Step 1: Understanding the Concept:
For three consecutive terms \(x, y, z\) in a geometric progression, the middle term is the geometric mean of the other two: \(y^2 = xz\).
We use this to find \(\theta\).
Step 2: Key Formula or Approach:
Given \(a_2 = \cos \theta\), \(a_3 = \sqrt{2}\sin \theta\), \(a_4 = \sqrt{3}\tan \theta\).
Use the property: \((a_3)^2 = a_2 \cdot a_4\).
Once \(\theta\) is found, the common ratio \(r\) is \(\frac{a_3}{a_2}\), and the first term \(a_1 = \frac{a_2}{r}\).
Step 3: Detailed Explanation:
Set up the geometric mean equation:
\[ (\sqrt{2}\sin \theta)^2 = (\cos \theta)(\sqrt{3}\tan \theta) \]
\[ 2\sin^2 \theta = \sqrt{3} \cos \theta \left(\frac{\sin \theta}{\cos \theta}\right) \]
\[ 2\sin^2 \theta = \sqrt{3}\sin \theta \]
Since \(0<\theta<\frac{\pi}{2}\), \(\sin \theta \neq 0\).

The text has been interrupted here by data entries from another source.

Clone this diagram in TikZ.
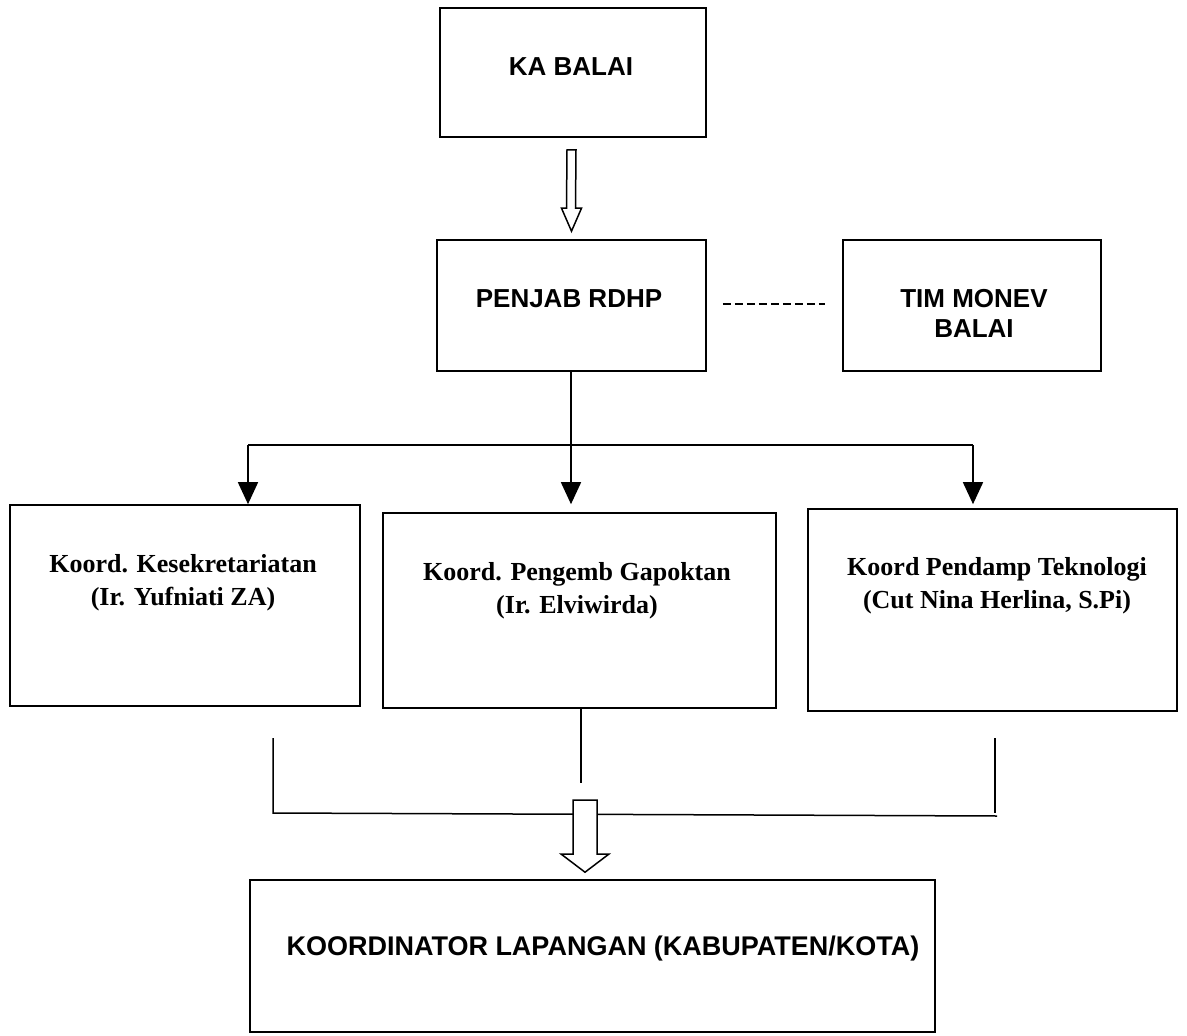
\documentclass[tikz,border=0pt]{standalone}
\usepackage{fontspec}
\setmainfont{Liberation Serif}
\setsansfont{Liberation Sans}
\usepackage{tikz}
\usetikzlibrary{arrows.meta,calc}
\tikzset{
  kotak/.style={draw=black,line width=1.6pt,inner sep=0pt},
  judul/.style={font=\fontsize{26}{30}\selectfont\sffamily\bfseries,align=center,inner sep=0pt,anchor=base},
  nama/.style={font=\fontsize{26}{33}\selectfont\rmfamily\bfseries,align=center,inner sep=0pt,anchor=base},
  garis/.style={draw=black,line width=1.5pt},
  panah/.style={garis,-{Triangle[length=22pt,width=20pt]}},
  kosong/.style={draw=black,line width=1.5pt,fill=white,line join=miter},
  putus/.style={draw=black,line width=2pt,dash pattern=on 8pt off 4pt}
}
\begin{document}
\begin{tikzpicture}[x=1pt,y=-1pt]
  \useasboundingbox (0,0) rectangle (1187,1036);
  % kotak-kotak
  \node[kotak,minimum width=266pt,minimum height=129pt] (ka) at (573,72.5) {};
  \node[kotak,minimum width=269pt,minimum height=131pt] (penjab) at (571.5,305.5) {};
  \node[kotak,minimum width=258pt,minimum height=131pt] (monev) at (972,305.5) {};
  \node[kotak,minimum width=350pt,minimum height=201pt] (sekre) at (185,605.5) {};
  \node[kotak,minimum width=393pt,minimum height=195pt] (gapok) at (579.5,610.5) {};
  \node[kotak,minimum width=369pt,minimum height=202pt] (tekno) at (992.5,610) {};
  \node[kotak,minimum width=685pt,minimum height=152pt] (korlap) at (592.5,956) {};

  % teks
  \node[judul] (ka-t) at (571,75) {KA BALAI};
  \node[judul] (penjab-t) at (569,307) {PENJAB RDHP};
  \node[judul] (monev-t) at (974,337) {TIM MONEV\\BALAI};
  \node[nama] (sekre-t) at (183,605) {Koord. Kesekretariatan\\(Ir. Yufniati ZA)};
  \node[nama] (gapok-t) at (577,613) {Koord. Pengemb Gapoktan\\(Ir. Elviwirda)};
  \node[nama] (tekno-t) at (997,608) {Koord Pendamp Teknologi\\(Cut Nina Herlina, S.Pi)};
  \node[judul,font=\fontsize{27}{30}\selectfont\sffamily\bfseries] (korlap-t) at (603,955) {KOORDINATOR LAPANGAN (KABUPATEN/KOTA)};

  % panah kosong atas
  \draw[kosong] ($(ka.south)+(-6,12)$) -- ($(ka.south)+(3,12)$)
    -- ($(penjab.north)+(4,-31)$) -- ($(penjab.north)+(10,-31)$)
    -- ($(penjab.north)+(0,-8)$) -- ($(penjab.north)+(-10,-31)$)
    -- ($(penjab.north)+(-5,-31)$) -- cycle;

  % garis putus
  \draw[putus] ($(penjab.east)+(16,-2)$) -- ($(monev.west)+(-17,-2)$);

  % cabang ke koordinator
  \coordinate (cab) at (571,445);
  \coordinate (cab-l) at (248,445);
  \coordinate (cab-r) at (973,445);
  \draw[garis] (cab-l) -- (cab-r);
  \draw[panah] (penjab.south -| cab) -- (cab |- sekre.north);
  \draw[panah] (cab-l) -- (cab-l |- sekre.north);
  \draw[panah] (cab-r) -- (cab-r |- sekre.north);

  % garis bawah
  \coordinate (bw-l) at (273,738);
  \coordinate (bw-r) at (995,738);
  \coordinate (bw-m) at (581,783);
  \draw[garis] (bw-l) -- (273,813) -- (997,816);
  \draw[garis] (bw-r) -- (995,813);
  \draw[garis] (gapok.south -| bw-m) -- (bw-m);

  % panah kosong bawah
  \draw[kosong] (573,800) -- (597,800) -- (597,854) -- (609,854)
    -- ($(korlap.north)+(-7.5,-7)$) -- (561,854) -- (573,854) -- cycle;
\end{tikzpicture}
\end{document}
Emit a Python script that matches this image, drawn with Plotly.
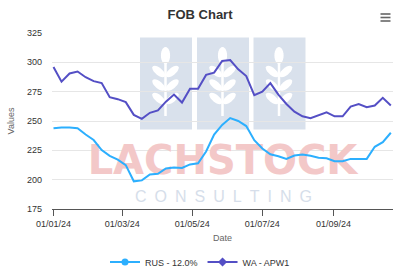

We can divide by \(\sin \theta\):
\[ 2\sin \theta = \sqrt{3} \implies \sin \theta = \frac{\sqrt{3}}{2} \]
Thus, \(\theta = \frac{\pi}{3}\).
Now find the terms:
\(a_2 = \cos(\frac{\pi}{3}) = \frac{1}{2}\).
\(a_3 = \sqrt{2}\sin(\frac{\pi}{3}) = \sqrt{2}\frac{\sqrt{3}}{2} = \frac{\sqrt{6}}{2}\).
Find the common ratio \(r\):
\[ r = \frac{a_3}{a_2} = \frac{\frac{\sqrt{6}}{2}}{\frac{1}{2}} = \sqrt{6} \]
Find the first term \(a_1\):
\[ a_1 = \frac{a_2}{r} = \frac{\frac{1}{2}}{\sqrt{6}} = \frac{1}{2\sqrt{6}} \]
Step 4: Final Answer:
The first term is \(\frac{1}{2\sqrt{6}}\).